Ten weeks had flown rapidly away, when the unexpected offer of a passage in an English sloop of war to Smyrna induced the travellers to make immediate preparations for departure, and, on the 5th of March, they reluctantly took leave of Athens. "Passing," says Mr. Hobhouse, "through the gate leading to the Piraeus, we struck into the olive-wood on the road going to Salamis, galloping at a quick pace, in order to rid ourselves, by hurry, of the pain of parting." He adds, "We could not refrain from looking back, as we passed rapidly to the shore, and we continued to direct our eyes towards the spot, where we had caught the last glimpse of the Theséum and the ruins of the Parthenon through the vistas in the woods, for many minutes after the city and the Acropolis had been totally hidden from our view."
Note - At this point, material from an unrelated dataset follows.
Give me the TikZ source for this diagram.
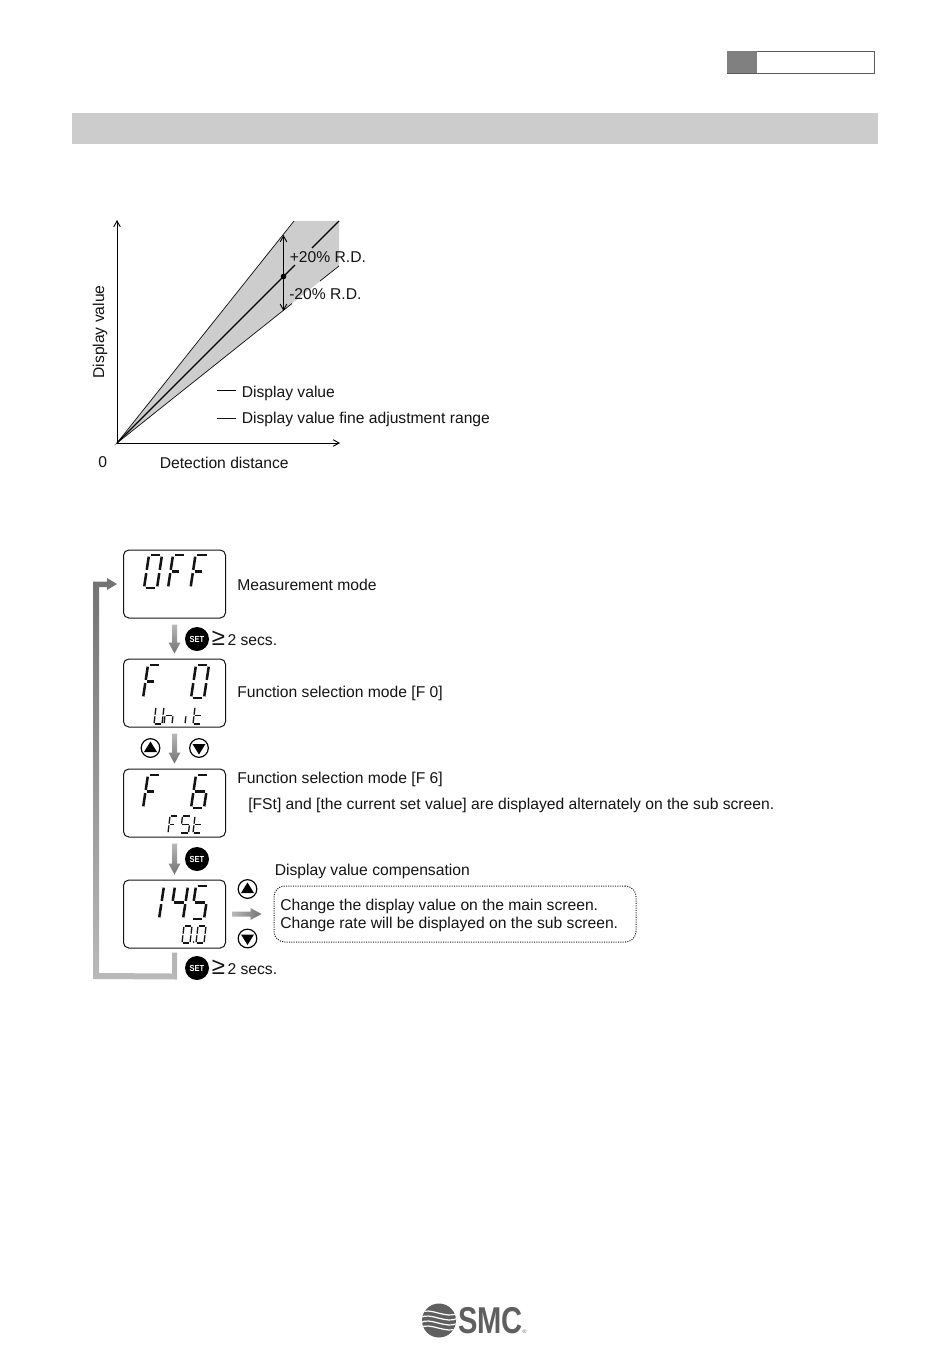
\documentclass[tikz,border=0pt]{standalone}
\usepackage{fontspec}
\setmainfont{Liberation Sans}
\usetikzlibrary{
  arrows.meta, calc, shapes.geometric
}
\definecolor{BD}{RGB}{204,204,204}
\definecolor{HD}{RGB}{128,128,128}
\definecolor{RG}{RGB}{205,205,205}
\definecolor{DG}{RGB}{20,20,20}
\definecolor{GL}{RGB}{185,185,185}
\definecolor{GM}{RGB}{115,115,115}
\definecolor{LM}{RGB}{95,95,95}

% seven segments, unit square
\newcommand\sA{\draw (.12,1)--(.88,1);}
\newcommand\sB{\draw (1,.95)--(1,.55);}
\newcommand\sC{\draw (1,.45)--(1,.05);}
\newcommand\sD{\draw (.12,0)--(.88,0);}
\newcommand\sE{\draw (0,.45)--(0,.05);}
\newcommand\sF{\draw (0,.95)--(0,.55);}
\newcommand\sG{\draw (.12,.5)--(.88,.5);}
\newcommand\sH{\draw (.12,.5)--(.68,.5);}
\newcommand\gO{\sA\sB\sC\sD\sE\sF}
\newcommand\gFF{\sA\sE\sF\sH}
\newcommand\gSix{\sA\sC\sD\sE\sF\sG}
\newcommand\gOne{\sB\sC}
\newcommand\gFour{\sB\sC\sF\sG}
\newcommand\gFive{\sA\sC\sD\sF\sG}
\newcommand\gU{\sB\sC\sD\sE\sF}
\newcommand\gN{\sC\sE\sG}
\newcommand\gI{\sE}
\newcommand\gT{\sD\sE\sF\sG}
\newcommand\segdig[7]{\begin{scope}[shift={(#1,#2)},
    x={(#3*.75pt,0pt)},y={(#5*.75pt,#4*.75pt)},line width=#6,draw=DG]#7\end{scope}}
\newcommand\bigdig[3]{\segdig{#1}{#2}{13}{33}{5}{1.9pt}{#3}}
\newcommand\subdig[3]{\segdig{#1}{#2}{8}{17}{2}{1pt}{#3}}
\newcommand\garrow[2]{\shade[top color=GL, bottom color=GM]
  ($(#1.south)+(-2.5,6)$) -- ($(#2.north)+(-2.5,-16)$) -- ($(#2.north)+(-6,-16)$)
  -- ($(#2.north)+(0,-5)$) -- ($(#2.north)+(6,-16)$) -- ($(#2.north)+(2.5,-16)$)
  -- ($(#1.south)+(2.5,6)$) -- cycle;}

\begin{document}
\begin{tikzpicture}[
  x=.75pt, y=-.75pt,
  font=\fontsize{11.75}{14}\selectfont,
  txt/.style={anchor=west, inner sep=0pt, text=DG, yshift=-.75pt},
  disp/.style={draw=DG, line width=.75pt, rounded corners=4pt,
               minimum width=76.5pt, minimum height=51pt, inner sep=0pt},
  setbtn/.style={circle, fill=black, text=white, minimum size=18pt, inner sep=0pt,
                 font=\fontsize{6.6}{7}\bfseries\selectfont},
  arrbtn/.style={circle, draw=black, line width=.9pt, fill=white,
                 minimum size=14pt, inner sep=0pt},
  axis/.style={-{Straight Barb[length=4.5pt,width=5pt]}, line width=.7pt, draw=black}
]
\useasboundingbox (0,0) rectangle (950,1360);

\fill[white] (0,0) rectangle (950,1360);
\fill[BD] (72,113) rectangle (878,144);
\draw[draw=DG!70, line width=.7pt] (727,51) rectangle (874.5,73);
\fill[HD] (727,51) rectangle (757,73);

% chart
\coordinate (org) at (117,443);
\coordinate (ytop) at (117,220);
\coordinate (xend) at (340,443);
\coordinate (pt) at (283.5,276.5);
\coordinate (up) at (283.5,235);
\coordinate (dn) at (283.5,311);
\fill[RG] (org) -- (294,221) -- (339,221) -- (339,266) -- cycle;
\draw[line width=.55pt, draw=DG] (294,221) -- (org) -- (292,303.5);
\draw[line width=.55pt, draw=DG] (320,281) -- (339,266);
\draw[line width=.85pt, draw=black] (org) -- (295,265);
\draw[line width=.85pt, draw=black] (312,248) -- (339,221);
\draw[axis] (org) -- (ytop);
\draw[axis] (org) -- (xend);
\draw[{Straight Barb[length=4.5pt,width=5pt]}-{Straight Barb[length=4.5pt,width=5pt]}, line width=.7pt] (up) -- (dn);
\fill[black] (pt) circle (2.8);

\node[txt] (plus)  at (289.5,256) {+20\% R.D.};
\node[txt] (minus) at (289,293) {-20\% R.D.};
\node[txt] (lval)  at (241.5,392) {Display value};
\node[txt] (lrng)  at (241.5,418.5) {Display value fine adjustment range};
\draw[line width=.7pt] (217,390.5) -- (236,390.5);
\draw[line width=.5pt, draw=DG] (217,418) -- (236,418);
\node[txt] (zero)  at (98,461.5) {0};
\node[txt] (xlab)  at (159.5,461.5) {Detection distance};
\node[text=DG, rotate=90, inner sep=0pt] (ylab) at (100,332) {Display value};

% mode flow
\node[disp] (off) at (174.5,584) {};
\node[disp] (fa)  at (174.5,693) {};
\node[disp] (fb)  at (174.5,803) {};
\node[disp] (val) at (174.5,914) {};

\bigdig{144}{588}{\gO}\bigdig{168}{588}{\gFF}\bigdig{190.5}{588}{\gFF}
\bigdig{143}{698}{\gFF}\bigdig{191}{698}{\gO}
\subdig{154}{724}{\gU}\subdig{164}{724}{\gN}\subdig{185}{724}{\gI}\subdig{193}{724}{\gT}
\bigdig{143}{808}{\gFF}\bigdig{191}{808}{\gSix}
\subdig{168}{833}{\gFF}\subdig{180.5}{833}{\gFive}\subdig{193}{833}{\gT}
\bigdig{146}{919}{\gOne}\bigdig{170}{919}{\gFour}\bigdig{191}{919}{\gFive}
\subdig{182}{943}{\gO}\subdig{196}{943}{\gO}
\fill[DG] (193.5,942) circle (.9);

\node[txt] (moff) at (237,583.5) {Measurement mode};
\node[txt] (mfa)  at (237,692.5) {Function selection mode [F 0]};
\node[txt] (mfb)  at (237,778) {Function selection mode [F 6]};
\node[txt] (mfs)  at (248,804) {[FSt] and [the current set value] are displayed alternately on the sub screen.};
\node[txt] (mcp)  at (274.5,870) {Display value compensation};
\node[draw=DG, densely dotted, line width=.75pt, rounded corners=8pt, minimum width=271.5pt,
      minimum height=42pt, inner sep=0pt] (tip) at (455,914) {};
\node[txt] (tipa) at (280,905) {Change the display value on the main screen.};
\node[txt] (tipb) at (280,923.5) {Change rate will be displayed on the sub screen.};

\node[setbtn] (sa) at (197,639) {\scalebox{.85}[1]{SET}};
\node[setbtn] (sb) at (197,859) {\scalebox{.85}[1]{SET}};
\node[setbtn] (sc) at (197,968) {\scalebox{.85}[1]{SET}};
\node[txt] (ga) at (211.5,637) {{\fontsize{18}{18}\selectfont ≥}\,2 secs.};
\node[txt] (gb) at (211.5,966) {{\fontsize{18}{18}\selectfont ≥}\,2 secs.};

\node[arrbtn] (ua) at (150.5,748) {};
\node[arrbtn] (da) at (199,748) {};
\node[arrbtn] (ub) at (247.5,889) {};
\node[arrbtn] (db) at (247.5,938.5) {};
\foreach \b in {ua,ub}
  \fill[black] ($(\b)+(-6.5,4)$) -- ($(\b)+(6.5,4)$) -- ($(\b)+(0,-6.5)$) -- cycle;
\foreach \b in {da,db}
  \fill[black] ($(\b)+(-6.5,-4)$) -- ($(\b)+(6.5,-4)$) -- ($(\b)+(0,6.5)$) -- cycle;

\garrow{off}{fa}
\garrow{fa}{fb}
\garrow{fb}{val}
\shade[left color=GL, right color=GM]
  ($(val.east)+(6,-2.5)$) -- ($(tip.west)+(-23,-2.5)$) -- ($(tip.west)+(-23,-6)$)
  -- ($(tip.west)+(-12,0)$) -- ($(tip.west)+(-23,6)$) -- ($(tip.west)+(-23,2.5)$)
  -- ($(val.east)+(6,2.5)$) -- cycle;

% return loop
\coordinate (lpin) at (off.west);
\shade[top color=GM, bottom color=GL]
  ($(val.south)+(-2.5,4)$) -- ($(val.south)+(-2.5,25)$) -- (99,973) -- (99,587)
  -- ($(lpin)+(-16,3)$) -- ($(lpin)+(-16,6)$) -- ($(lpin)+(-6,0)$) -- ($(lpin)+(-16,-6)$)
  -- ($(lpin)+(-16,-2.5)$) -- (93,581.5) -- (93,979) -- ($(val.south)+(2.5,31)$)
  -- ($(val.south)+(2.5,4)$) -- cycle;

% logo
\begin{scope}
  \clip (439,1320.5) circle (17);
  \fill[LM] (420,1300) rectangle (458,1340);
  \foreach \d in {-7,-2,3,8}
    \draw[white, line width=.9pt] (420,1320+\d) .. controls (430,1313+\d) and (446,1327+\d) .. (458,1320+\d);
\end{scope}
\node[inner sep=0pt, text=LM, font=\fontsize{28}{28}\bfseries\selectfont] (smc) at (490.5,1321)
  {\scalebox{.78}[1]{SMC}};
\node[inner sep=0pt, text=LM, font=\fontsize{4}{4}\selectfont] (reg) at (524.5,1332) {®};
\end{tikzpicture}
\end{document}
At Smyrna Lord Byron took up his residence in the house of the consul-general, and remained there, with the exception of two or three days employed in a visit to the ruins of Ephesus, till the 11th of April. It was during this time, as appears from a memorandum of his own, that the two first Cantos of Childe Harold, which he had begun five months before at Ioannina, were completed. The memorandum alluded to, which I find prefixed to his original manuscript of the poem, is as follows:—

"Byron, Ioannina in Albania.
Begun October 31st, 1809;
Concluded Canto 2d, Smyrna,
March 28th. 1810.

"Byron".

From Smyrna the only letter, at all interesting, which I am enabled to present to the reader, is the following:—


Letter
41.

TO MRS. BYRON.

"Smyrna, March 19. 1810.

"Dear Mother,

"I cannot write you a long letter; but as I know you will not be sorry to receive any intelligence of my movements, pray accept what I can give. I have traversed the greatest part of Greece, besides Epirus, &c. &c., resided ten weeks at Athens, and am now on the Asiatic side on my way to Constantinople. I have just returned from viewing the ruins of Ephesus, a day's journey from Smyrna. I presume you have received a long letter I wrote from Albania, with an account of my reception by the Pacha of the province.